If applicable, one or more Beta Products may integrate with third party services. Beta Recipient hereby consents to the sharing of the information in the Beta Products with these third party services and certifies that it has any and all required consents for doing so.

  • 12. Disclaimer of Warranties.

    THE BETA PRODUCT(S) ARE PROVIDED “AS IS”. Buildshop MAKES NO REPRESENTATIONS OR WARRANTIES, EXPRESS OR IMPLIED, REGARDING THE BETA PRODUCT(S), INCLUDING ANY REPRESENTATION THAT THE SERVICES THEREUNDER WILL BE UNINTERRUPTED OR ERROR-FREE. TO THE FULLEST EXTENT PERMITTED UNDER APPLICABLE LAW, Buildshop DISCLAIMS ANY IMPLIED OR STATUTORY WARRANTY, INCLUDING ANY IMPLIED WARRANTY OF TITLE, NON-INFRINGEMENT, MERCHANTABILITY OR FITNESS FOR A PARTICULAR PURPOSE IN RESPECT OF THE BETA PRODUCT(S). FOR THE AVOIDANCE OF DOUBT, ALL BETA PRODUCT(S) ARE PRELEASE, ARE EXPECTED TO CONTAIN DEFECTS WHICH MAY BE MATERIAL, AND ARE NOT EXPECTED TO OPERATE AT THE LEVEL OF PERFORMANCE OR COMPATIBILITY OF A FINAL, GENERALLY AVAILABLE PRODUCT OFFERING. BETA PRODUCT(S) MAY NOT OPERATE ACCURATELY AND MAY BE SUBSTANTIALLY MODIFIED PRIOR TO PUBLIC AVAILABILITY OR WITHDRAWN AT ANY TIME. ACCORDINGLY, ACCESS TO AND USE OF THE BETA PRODUCT(S) IS ENTIRELY AT RECIPIENT’S OWN RISK. IN NO EVENT SHALL Buildshop BE LIABLE FOR ANY DAMAGE WHATSOEVER ARISING OUT OF THE USE OF OR INABILITY TO USE THE BETA PRODUCT(S), EVEN IF Buildshop HAS BEEN ADVISED OF THE POSSIBILITY OF SUCH DAMAGES. YOU ARE ADVISED TO SAFEGUARD IMPORTANT DATA, TO USE CAUTION AND NOT TO RELY IN ANY WAY ON THE CORRECT FUNCTIONING OR PERFORMANCE OF ANY BETA PRODUCT.

  • 13. Indemnity. Recipient agrees to indemnify and hold Buildshop, its officers, directors and employees harmless from any losses (including attorneys’ fees) that result from any third party claims related to Recipient’s (or its Users) access, use or misuse of the Beta Product(s), or any act or omission by Recipient or its Users in violation of this Agreement.

    14. Dispute Resolution, Governing Law and Venue.

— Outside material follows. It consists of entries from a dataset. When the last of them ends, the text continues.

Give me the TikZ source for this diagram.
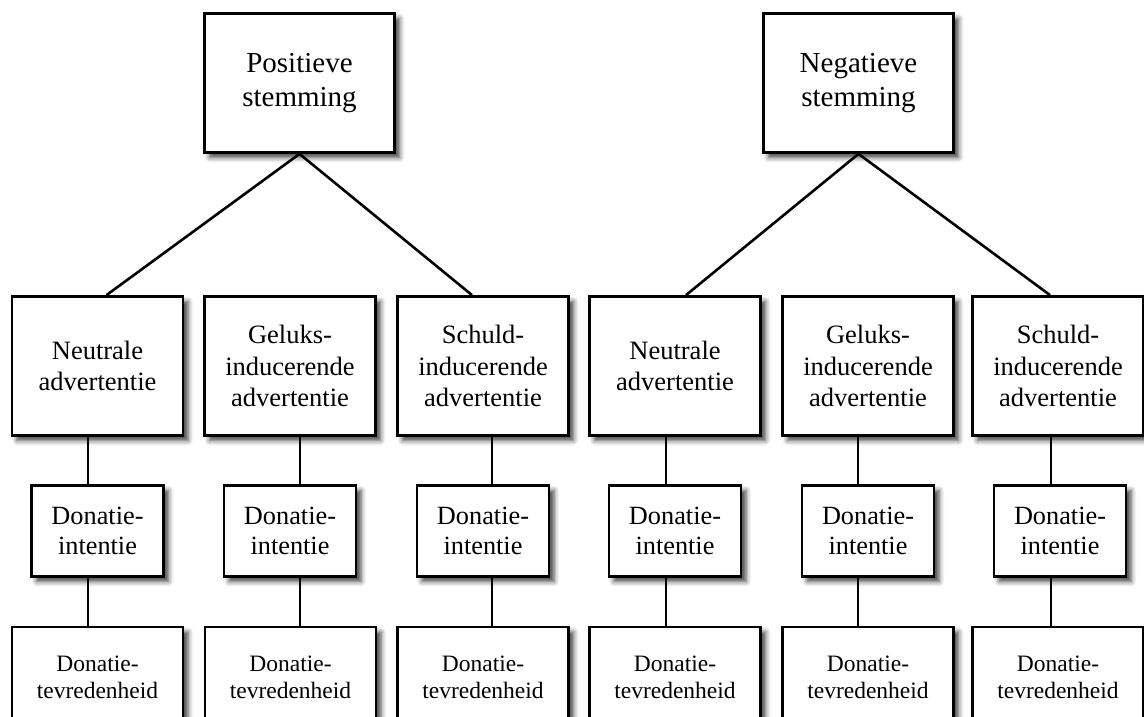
\documentclass[tikz,border=0pt]{standalone}
\usepackage{fontspec}
\setmainfont{Liberation Serif}
\usetikzlibrary{shadows.blur}
\begin{document}
\begin{tikzpicture}[x=1pt,y=-1pt,
  box/.style={draw, line width=2.8pt, fill=white, align=center, inner sep=0pt,
    blur shadow={shadow xshift=5pt, shadow yshift=-5pt, shadow blur radius=5pt, shadow opacity=75}},
  topbox/.style={box, minimum width=190pt, minimum height=139pt, font=\fontsize{29}{34}\selectfont},
  adbox/.style={box, minimum width=171pt, minimum height=139pt, font=\fontsize{26.5}{31.5}\selectfont},
  intbox/.style={box, minimum width=132pt, minimum height=91pt, font=\fontsize{26.3}{30}\selectfont},
  satbox/.style={box, minimum width=171pt, minimum height=100pt, font=\fontsize{23.5}{27}\selectfont},
  conn/.style={line width=2.6pt}]
\useasboundingbox (0,0) rectangle (1144,717);

% top level
\node[topbox] (P) at (299.5,83) {Positieve\\stemming};
\node[topbox] (N) at (858.5,83) {Negatieve\\stemming};

% level 2
\node[adbox] (A1) at (97.5,366) {Neutrale\\advertentie};
\node[adbox] (A2) at (290,366) {Geluks-\\inducerende\\advertentie};
\node[adbox] (A3) at (483,366) {Schuld-\\inducerende\\advertentie};
\node[adbox] (A4) at (675,366) {Neutrale\\advertentie};
\node[adbox] (A5) at (868,366) {Geluks-\\inducerende\\advertentie};
\node[adbox] (A6) at (1058,366) {Schuld-\\inducerende\\advertentie};

% level 3
\foreach \i/\x in {1/97.5,2/290,3/483,4/675,5/868,6/1060}
  \node[intbox] (I\i) at (\x,531) {Donatie-\\intentie};

% level 4
\foreach \i/\x in {1/97.5,2/290.5,3/483,4/675,5/868,6/1058}
  \node[satbox] (S\i) at (\x,677) {Donatie-\\tevredenheid};

% connector x positions
\foreach \i/\x in {1/88,2/300,3/492,4/666,5/858,6/1051}
  \coordinate (x\i) at (\x,0);

% diagonal connectors
\draw[conn] (P.south) -- ([xshift=9pt]A1.north);
\draw[conn] (P.south) -- ([xshift=-11pt]A3.north);
\draw[conn] (N.south) -- ([xshift=11pt]A4.north);
\draw[conn] (N.south) -- ([xshift=-8pt]A6.north);

% vertical connectors
\foreach \i in {1,...,6}{
  \draw[conn] (A\i.south -| x\i) -- (I\i.north -| x\i);
  \draw[conn] (I\i.south -| x\i) -- (S\i.north -| x\i);
}
\end{tikzpicture}
\end{document}
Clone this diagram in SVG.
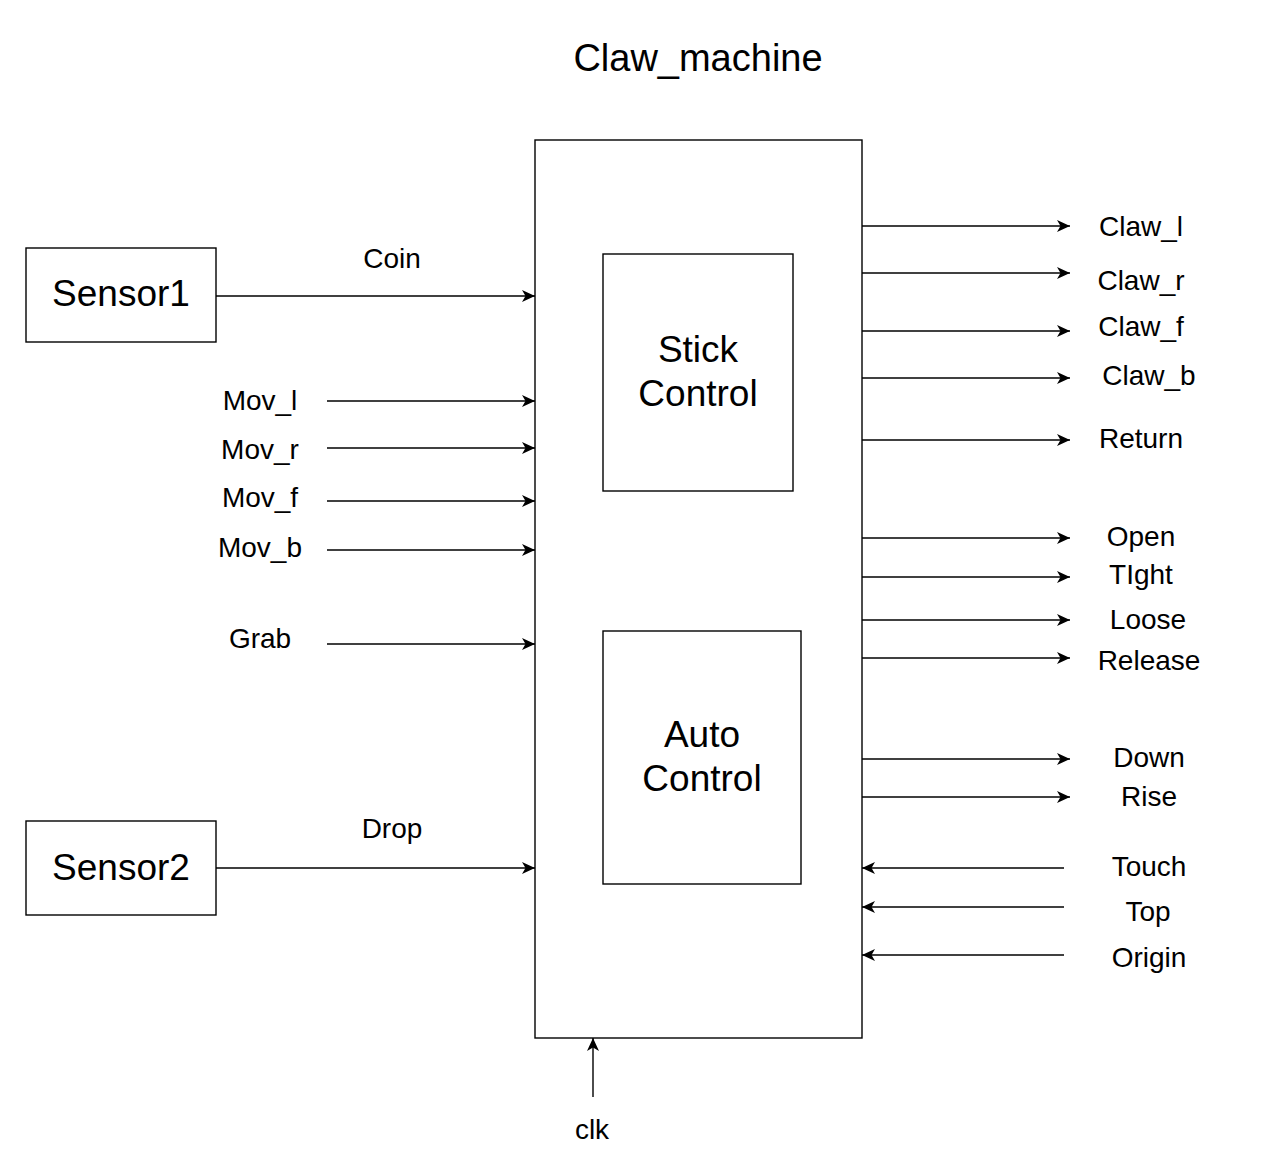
<svg xmlns="http://www.w3.org/2000/svg" width="1264" height="1170" viewBox="0 0 1264 1170">
<style>
.box{fill:#fff;stroke:#000;stroke-width:1.4}
.big{font-family:"Liberation Sans",Arial,sans-serif;font-size:37px;fill:#000;text-anchor:middle}
.lbl{font-family:"Liberation Sans",Arial,sans-serif;font-size:28px;fill:#000;text-anchor:middle}
.wire{stroke:#000;stroke-width:1.4;fill:none;marker-end:url(#arr)}
</style>
<defs>
<marker id="arr" markerUnits="userSpaceOnUse" markerWidth="16" markerHeight="14" viewBox="-14 -7 16 14" refX="0" refY="0" orient="auto">
<path d="M0,0 L-13,-6 L-9.5,0 L-13,6 Z" fill="#000"/>
</marker>
</defs>
<rect width="1264" height="1170" fill="#fff"/>
<text class="big" x="698" y="71" style="font-size:38px">Claw_machine</text>
<g id="main"><rect class="box" x="535" y="140" width="327" height="898"/></g>
<g id="stick"><rect class="box" x="603" y="254" width="190" height="237"/><text class="big" x="698" y="362">Stick</text><text class="big" x="698" y="406">Control</text></g>
<g id="auto"><rect class="box" x="603" y="631" width="198" height="253"/><text class="big" x="702" y="747">Auto</text><text class="big" x="702" y="791">Control</text></g>
<g id="sensor1"><rect class="box" x="26" y="248" width="190" height="94"/><text class="big" x="121" y="306">Sensor1</text></g>
<g id="sensor2"><rect class="box" x="26" y="821" width="190" height="94"/><text class="big" x="121" y="880">Sensor2</text></g>
<g id="connectors">
<path class="wire" d="M216,296 H535"/>
<path class="wire" d="M216,868 H535"/>
<path class="wire" d="M327,401 H535"/>
<path class="wire" d="M327,448 H535"/>
<path class="wire" d="M327,501 H535"/>
<path class="wire" d="M327,550 H535"/>
<path class="wire" d="M327,644 H535"/>
<path class="wire" d="M862,226 H1070"/>
<path class="wire" d="M862,273 H1070"/>
<path class="wire" d="M862,331 H1070"/>
<path class="wire" d="M862,378 H1070"/>
<path class="wire" d="M862,440 H1070"/>
<path class="wire" d="M862,538 H1070"/>
<path class="wire" d="M862,577 H1070"/>
<path class="wire" d="M862,620 H1070"/>
<path class="wire" d="M862,658 H1070"/>
<path class="wire" d="M862,759 H1070"/>
<path class="wire" d="M862,797 H1070"/>
<path class="wire" d="M1064,868 H862"/>
<path class="wire" d="M1064,907 H862"/>
<path class="wire" d="M1064,955 H862"/>
<path class="wire" d="M593,1097 V1038"/>
</g>
<g id="labels">
<text class="lbl" x="392" y="268">Coin</text>
<text class="lbl" x="392" y="838">Drop</text>
<text class="lbl" x="260" y="410">Mov_l</text>
<text class="lbl" x="260" y="459">Mov_r</text>
<text class="lbl" x="260" y="507">Mov_f</text>
<text class="lbl" x="260" y="557">Mov_b</text>
<text class="lbl" x="260" y="648">Grab</text>
<text class="lbl" x="1141" y="236">Claw_l</text>
<text class="lbl" x="1141" y="290">Claw_r</text>
<text class="lbl" x="1141" y="336">Claw_f</text>
<text class="lbl" x="1149" y="385">Claw_b</text>
<text class="lbl" x="1141" y="448">Return</text>
<text class="lbl" x="1141" y="546">Open</text>
<text class="lbl" x="1141" y="584">TIght</text>
<text class="lbl" x="1148" y="629">Loose</text>
<text class="lbl" x="1149" y="670">Release</text>
<text class="lbl" x="1149" y="767">Down</text>
<text class="lbl" x="1149" y="806">Rise</text>
<text class="lbl" x="1149" y="876">Touch</text>
<text class="lbl" x="1148" y="921">Top</text>
<text class="lbl" x="1149" y="967">Origin</text>
<text class="lbl" x="592" y="1139">clk</text>
</g>
</svg>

    THIS AGREEMENT, WILL BE GOVERNED BY THE LAWS OF THE UNITED STATES AND THE STATE OF COLORADO, WITHOUT REFERENCE TO RULES GOVERNING CHOICE OF LAWS. ANY ACTION RELATING TO THIS AGREEMENT MUST BE BROUGHT IN THE FEDERAL OR STATE COURTS LOCATED IN COLORADO, AND YOU IRREVOCABLY CONSENT TO THE VENUE AND THE JURISDICTION OF SUCH COURTS.

    15. Miscellaneous.

    This Agreement does not create a partnership, agency relationship, or joint venture between the parties. Any assignment of this Agreement by Recipient in whole or in part without Buildshop’s prior written consent will be null and void, except an assignment to a successor that is not a competitor of Buildshop’s made in connection with a merger or sale of all or substantially all of Recipient’s assets or stock or to an Affiliate. If this Agreement is translated into a language other than English, the translation is for convenience only, and the English language version will govern. If any provision of this Agreement is unenforceable, that provision will be modified to render it enforceable to the extent possible to affect the parties’ intention and the remaining provisions will not be affected. Failure of Buildshop to enforce a right under this Agreement shall not act as a waiver of that right or the ability to later assert that right relative to the particular situation involved. This Agreement includes any schedules and exhibits attached hereto. Such documents encompass the entire agreement between Recipient and Buildshop with respect to the subject matter hereof and supersede all prior representations, agreements and understandings, written or oral. This Agreement may only be altered, amended or modified by duly executed written instrument. You may not assign this Agreement without the prior written consent of Buildshop. Subject to the foregoing, the Agreement shall be binding upon the parties and their respective administrators, successors and assigns.

    16. Updates to these terms and conditions.

    We may revise these terms and conditions from time to time. The most current version of the terms and conditions will govern the terms of the beta testing and evaluation activities.